Le Conseil constitutionnel n'a ainsi pas exclu par principe l'institution par le législateur d'une condition tirée d'une durée minimale de résidence pour le bénéfice de certaines prestations sociales, mais a jugé que la durée prévue - cinq années, ramenée à trente mois en cas d'activité professionnelle - était disproportionnée.

Il convient d'ailleurs de relever que le Conseil constitutionnel a déjà admis une condition de durée de résidence - sous la forme de la détention d'un titre de séjour autorisant à travailler - de cinq ans pour l'éligibilité au revenu de solidarité active (RSA) dans sa décision n° 2011-137 QPC du 17 juin 20112(*),3(*). Une condition identique, pour une durée de dix ans, est également exigée pour le versement l'allocation de solidarité aux personnes âgées (ASPA), sans que le Conseil constitutionnel ait eu à en connaître, la Cour de cassation ayant refusé le renvoi d'une QPC fondée notamment sur la méconnaissance du onzième alinéa du Préambule de 19464(*).


* 1 Aux termes du dixième alinéa du Préambule de la Constitution de 1946 : « La Nation assure à l'individu et à la famille les conditions nécessaires à leur développement ». Aux termes de son onzième alinéa : « Elle garantit à tous, notamment à l'enfant, à la mère et aux vieux travailleurs, la protection de la santé, la sécurité matérielle, le repos et les loisirs.

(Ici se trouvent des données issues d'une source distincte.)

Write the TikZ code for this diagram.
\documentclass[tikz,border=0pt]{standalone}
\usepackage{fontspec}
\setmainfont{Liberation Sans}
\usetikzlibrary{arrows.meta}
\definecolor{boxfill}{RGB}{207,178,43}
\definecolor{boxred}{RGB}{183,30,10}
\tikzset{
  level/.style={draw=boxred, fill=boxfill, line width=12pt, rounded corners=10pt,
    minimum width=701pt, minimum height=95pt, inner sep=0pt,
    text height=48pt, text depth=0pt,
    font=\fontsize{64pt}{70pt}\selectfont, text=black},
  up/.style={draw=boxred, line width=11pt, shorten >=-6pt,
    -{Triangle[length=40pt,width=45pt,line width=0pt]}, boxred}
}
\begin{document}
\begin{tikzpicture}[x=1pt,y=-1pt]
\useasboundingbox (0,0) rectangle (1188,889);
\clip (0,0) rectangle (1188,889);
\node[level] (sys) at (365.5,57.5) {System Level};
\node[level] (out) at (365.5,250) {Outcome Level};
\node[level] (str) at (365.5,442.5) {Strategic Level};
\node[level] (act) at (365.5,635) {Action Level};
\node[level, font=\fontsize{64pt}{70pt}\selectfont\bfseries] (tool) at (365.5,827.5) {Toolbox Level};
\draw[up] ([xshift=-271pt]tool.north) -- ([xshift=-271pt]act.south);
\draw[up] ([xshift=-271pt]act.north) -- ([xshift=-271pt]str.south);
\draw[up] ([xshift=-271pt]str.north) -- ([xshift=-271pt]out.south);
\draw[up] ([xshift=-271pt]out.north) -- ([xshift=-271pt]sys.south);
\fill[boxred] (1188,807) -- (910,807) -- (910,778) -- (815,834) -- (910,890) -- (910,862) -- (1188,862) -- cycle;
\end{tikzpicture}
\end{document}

Tout être humain qui, en raison de son âge, de son état physique ou mental, de la situation économique, se trouve dans l'incapacité de travailler a le droit d'obtenir de la collectivité des moyens convenables d'existence ».

* 2 Il a en revanche censuré une durée de quinze ans en Guyane (n° 2018-777 DC du 28 décembre 2018).

* 3 Le Conseil d'État a également jugé ce délai compatible avec plusieurs instruments de droit international (CE, 10 juillet 2015, n° 375887.

* 4 Cass., 2e Civ., 12 décembre 2013, QPC n° 13-40.059, Bull. 2013, II, n° 238. Elle a également écarté la méconnaissance de la CEDH et de la Charte des droits fondamentaux de l'Union européenne dans une décision du 4 mai 2016 (2e Civ., 4 mai 2016, n°15-18.957, Bull. 2016, n° 850, II, n° 1329).